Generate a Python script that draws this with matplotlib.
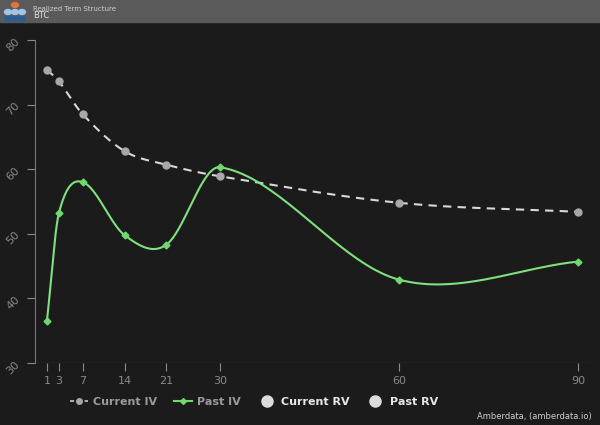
import numpy as np
import matplotlib
matplotlib.use("Agg")
import matplotlib.pyplot as plt
from matplotlib.lines import Line2D

days = [1, 3, 7, 14, 21, 30, 60, 90]
current_iv = [75.4, 73.6, 68.5, 62.8, 60.7, 58.9, 54.8, 53.4]
past_iv = [36.5, 53.2, 58.0, 49.8, 48.3, 60.3, 42.9, 45.7]

def smooth(x, y, n=40):
    x = np.asarray(x, float); y = np.asarray(y, float)
    m = np.zeros_like(y)
    m[1:-1] = (y[2:] - y[:-2]) / (x[2:] - x[:-2])
    m[0] = (y[1] - y[0]) / (x[1] - x[0]); m[-1] = (y[-1] - y[-2]) / (x[-1] - x[-2])
    xs, ys = [], []
    for i in range(len(x) - 1):
        h = x[i+1] - x[i]
        t = np.linspace(0, 1, n)
        h00 = 2*t**3 - 3*t**2 + 1; h10 = t**3 - 2*t**2 + t
        h01 = -2*t**3 + 3*t**2; h11 = t**3 - t**2
        xs.append(x[i] + t*h)
        ys.append(h00*y[i] + h10*h*m[i] + h01*y[i+1] + h11*h*m[i+1])
    return np.concatenate(xs), np.concatenate(ys)

bg = "#1b1b1b"
fig = plt.figure(figsize=(6, 4.25), dpi=100, facecolor=bg)
# header
fig.patches.append(plt.Rectangle((0, 1-22/425), 1, 22/425, transform=fig.transFigure, color="#5a5a5a", zorder=0))
fig.text(33/600, 1-9/425, "Realized Term Structure", color="#cfcfcf", fontsize=5, va="center")
fig.text(33/600, 1-16/425, "BTC", color="#e0e0e0", fontsize=6, va="center")
for cx, cy, c in [(15, 5, "#e8733a"), (8, 12, "#9cc6ea"), (15, 12, "#9cc6ea"), (22, 12, "#9cc6ea"), (8, 19, "#2c5a95"), (15, 19, "#2c5a95"), (22, 19, "#2c5a95")]:
    fig.patches.append(plt.Circle((cx/600, 1-cy/425), 3.5/600, transform=fig.transFigure, color=c, zorder=2))

ax = fig.add_axes([35/600, 1-363/425, 555/600, 323/425], facecolor=bg)
ax.set_xlim(-1, 92)
ax.set_ylim(30, 80)
xs, ys = smooth(days, current_iv)
ax.plot(xs, ys, color="#d8d8d8", lw=1.5, ls=(0, (4, 3)))
ax.plot(days, current_iv, "o", color="#a8a8a8", ms=5)
xs, ys = smooth(days, past_iv)
ax.plot(xs, ys, color="#7fe07f", lw=1.5)
ax.plot(days, past_iv, "D", color="#6fd86f", ms=3.5)

ax.set_xticks(days)
ax.set_yticks([30, 40, 50, 60, 70, 80])
ax.tick_params(colors="#8a8a8a", labelsize=8, length=6)
for lab in ax.get_yticklabels():
    lab.set_rotation(45)
for s in ["top", "right", "bottom"]:
    ax.spines[s].set_visible(False)
ax.spines["left"].set_color("#777777")
ax.axhline(30, color="#777777", lw=0.8)

handles = [
    Line2D([], [], color="#a8a8a8", ls=(0, (2, 1.5)), marker="o", ms=4),
    Line2D([], [], color="#6fd86f", marker="D", ms=3),
    Line2D([], [], color="#dcdcdc", marker="o", ms=8, ls=""),
    Line2D([], [], color="#dcdcdc", marker="o", ms=8, ls=""),
]
labels = ["Current IV", "Past IV", "Current RV", "Past RV"]
leg = fig.legend(handles, labels, loc="center left", bbox_to_anchor=(60/600, 1-402/425), ncol=4,
                 frameon=False, fontsize=8, handlelength=1.6, columnspacing=1.5, handletextpad=0.5)
cols = ["#9a9a9a", "#9a9a9a", "#e8e8e8", "#e8e8e8"]
for t, c in zip(leg.get_texts(), cols):
    t.set_color(c); t.set_fontweight("bold")
fig.text(592/600, 1-417/425, "Amberdata, (amberdata.io)", color="#cfcfcf", fontsize=6, ha="right", va="center")
fig.savefig("out.png", dpi=100, facecolor=bg)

*Problem description:*
Copy nothing but the lines from the top of the data down to the line containing "return np.concatenate(xs), np.concatenate(ys)", and leave the pictures out.

*Answer to the problem:*
Generate a Python script that draws this with matplotlib.
import numpy as np
import matplotlib
matplotlib.use("Agg")
import matplotlib.pyplot as plt
from matplotlib.lines import Line2D

days = [1, 3, 7, 14, 21, 30, 60, 90]
current_iv = [75.4, 73.6, 68.5, 62.8, 60.7, 58.9, 54.8, 53.4]
past_iv = [36.5, 53.2, 58.0, 49.8, 48.3, 60.3, 42.9, 45.7]

def smooth(x, y, n=40):
    x = np.asarray(x, float); y = np.asarray(y, float)
    m = np.zeros_like(y)
    m[1:-1] = (y[2:] - y[:-2]) / (x[2:] - x[:-2])
    m[0] = (y[1] - y[0]) / (x[1] - x[0]); m[-1] = (y[-1] - y[-2]) / (x[-1] - x[-2])
    xs, ys = [], []
    for i in range(len(x) - 1):
        h = x[i+1] - x[i]
        t = np.linspace(0, 1, n)
        h00 = 2*t**3 - 3*t**2 + 1; h10 = t**3 - 2*t**2 + t
        h01 = -2*t**3 + 3*t**2; h11 = t**3 - t**2
        xs.append(x[i] + t*h)
        ys.append(h00*y[i] + h10*h*m[i] + h01*y[i+1] + h11*h*m[i+1])
    return np.concatenate(xs), np.concatenate(ys)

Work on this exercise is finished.